Another Toledo Jeep worker told the WSWS, “Labor in general is having its wages downsized. They make it sound like we are being paid too much, but we are in there breaking our backs. The company doesn’t make any profits without us, but they make it like we should be grateful just to have a job.”
Chrysler CEO Sergio Marchionne, who also runs Fiat, is using the low wages imposed in the US to increase pressure on workers in Italy. On Friday, Italian workers staged a one-day strike to protest layoffs and attacks on wages and benefits.

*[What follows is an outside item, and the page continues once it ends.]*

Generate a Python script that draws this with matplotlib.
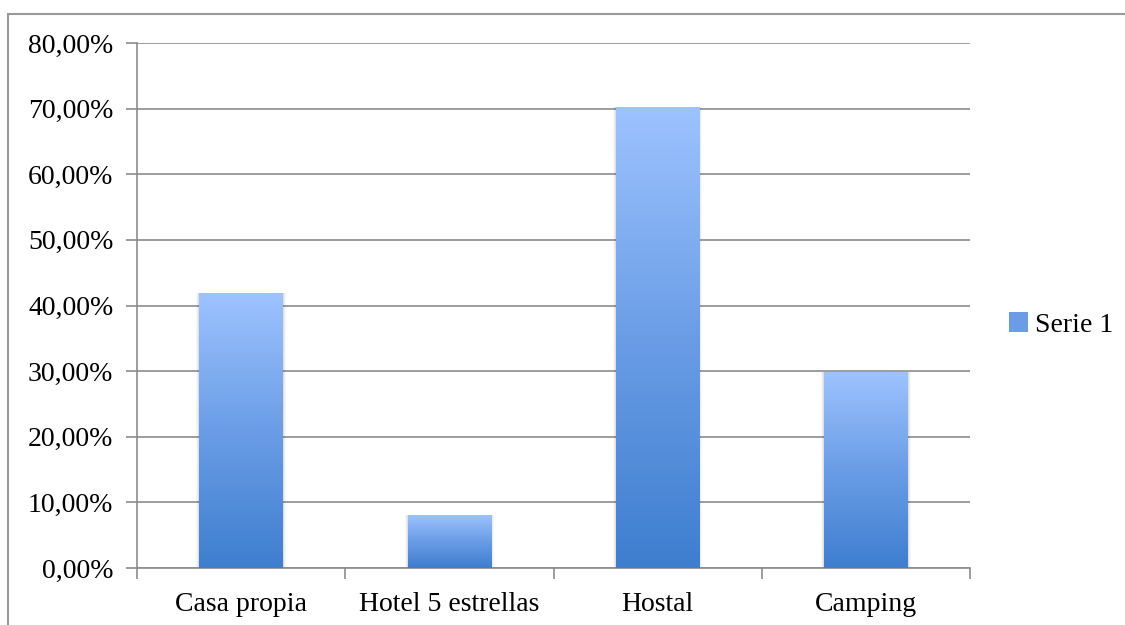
import numpy as np
import matplotlib
matplotlib.use("Agg")
import matplotlib.pyplot as plt
from matplotlib.patches import Rectangle, Patch
from matplotlib.colors import LinearSegmentedColormap
from matplotlib.ticker import FuncFormatter, MultipleLocator

categories = ["Casa propia", "Hotel 5 estrellas", "Hostal", "Camping"]
values = [41.9, 8.1, 70.3, 29.8]
series_name = "Serie 1"

plt.rcParams['font.family'] = ['Liberation Serif', 'DejaVu Serif']

W, H = 1125, 625
fig = plt.figure(figsize=(W / 100, H / 100), dpi=100)

# outer chart frame (clipped by the image at right and bottom)
fig.patches.append(Rectangle((8 / W, -0.05), 1.2, 1.05 - 14 / H, transform=fig.transFigure,
                             fill=False, edgecolor="#999999", lw=1.5))

ax = fig.add_axes([137 / W, (H - 568) / H, (970 - 137) / W, (568 - 43) / H])

grad = LinearSegmentedColormap.from_list("g", ["#3E7ECF", "#6A9DE6", "#9DC3FF"])
x = np.arange(len(categories))
bars = ax.bar(x, values, width=0.40, color="none", edgecolor="none", zorder=3)
img = np.linspace(0, 1, 256).reshape(-1, 1)
for b in bars:
    x0, y0, w, h = b.get_x(), b.get_y(), b.get_width(), b.get_height()
    # soft shadow
    for i, a in enumerate([0.06, 0.04, 0.03]):
        d = 0.005 * (i + 1)
        ax.add_patch(Rectangle((x0 - d, y0), w + 2 * d, h, facecolor="#000000",
                               alpha=a, edgecolor="none", zorder=2.5))
    im = ax.imshow(img, cmap=grad, origin="lower", aspect="auto",
                   extent=[x0, x0 + w, y0, y0 + h], zorder=3)
    im.set_clip_path(b)

ax.set_xlim(-0.5, len(categories) - 0.5)
ax.set_ylim(0, 80)
ax.yaxis.set_major_locator(MultipleLocator(10))
ax.yaxis.set_major_formatter(FuncFormatter(lambda v, p: f"{v:.2f}%".replace(".", ",")))
ax.grid(axis="y", color="#8c8c8c", lw=1.2, zorder=1)
ax.set_axisbelow(True)

ax.set_xticks(np.arange(len(categories) + 1) - 0.5)
ax.set_xticklabels([])
ax.set_xticks(x, minor=True)
ax.set_xticklabels(categories, minor=True)
ax.tick_params(axis="x", which="minor", length=0, pad=17, labelsize=20)
ax.tick_params(axis="x", which="major", length=8, color="#8c8c8c", width=1.2)
ax.tick_params(axis="y", length=8, color="#8c8c8c", width=1.2, labelsize=20, pad=9)

for s in ["top", "right"]:
    ax.spines[s].set_visible(False)
for s in ["left", "bottom"]:
    ax.spines[s].set_color("#8c8c8c")
    ax.spines[s].set_linewidth(1.2)

handle = Patch(facecolor="#6A9DE6", edgecolor="none")
fig.legend([handle], [series_name], loc="center left", bbox_to_anchor=(1009 / W, 1 - 325 / H),
           frameon=False, fontsize=20, handlelength=0.7, handleheight=0.7, handletextpad=0.25,
           borderpad=0, borderaxespad=0)

fig.savefig("out.png", dpi=100)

Fiat is threatening to leave the country altogether if workers don't agree to significant cost reductions.
Kim added, “They are constantly eliminating jobs and people are busting their tails to keep up. They double up the work on each car and make it impossible for you to collect workers’ compensation when you are injured from all the repetitive work.
“It’s nothing like it used to be when you earned respect for all the time you had on the job. Now they don’t accept doctor’s explanations and will get rid of you for any excuse. Everybody is under the gun at Chrysler. We’ve been screwed under all the owners, Daimler, Cerberus and now Fiat.
“Fiat complains that we make more than workers in Europe. Well, I know in Germany workers are getting 45 days paid vacation. We only get two weeks in the US. The Fiat leaders lied to us, and now they are telling workers in Italy they are going to move production to the US.
“The UAW is broken. People feel they were crapped on. We even had our Christmas bonus taken away. They put a gun to our heads to take away our right to strike. This contract is going down at our local.
“They’ve turned it into a glorified sweatshop in the factory. There is climate control but it’s always, ‘keep on working, mush!’ You can’t get off the line to take a break.”
Asked about the growing protests against Wall Street, Kim said, “I love it. It’s about time. This didn’t happen overnight, it has been a process, over years. The corporate executives and the Wall Street bankers did this to the economy. People have been reduced to 401(k)s and are losing everything. It’s not only happening in the US, it’s happening in Greece and Germany. It’s a global depression.”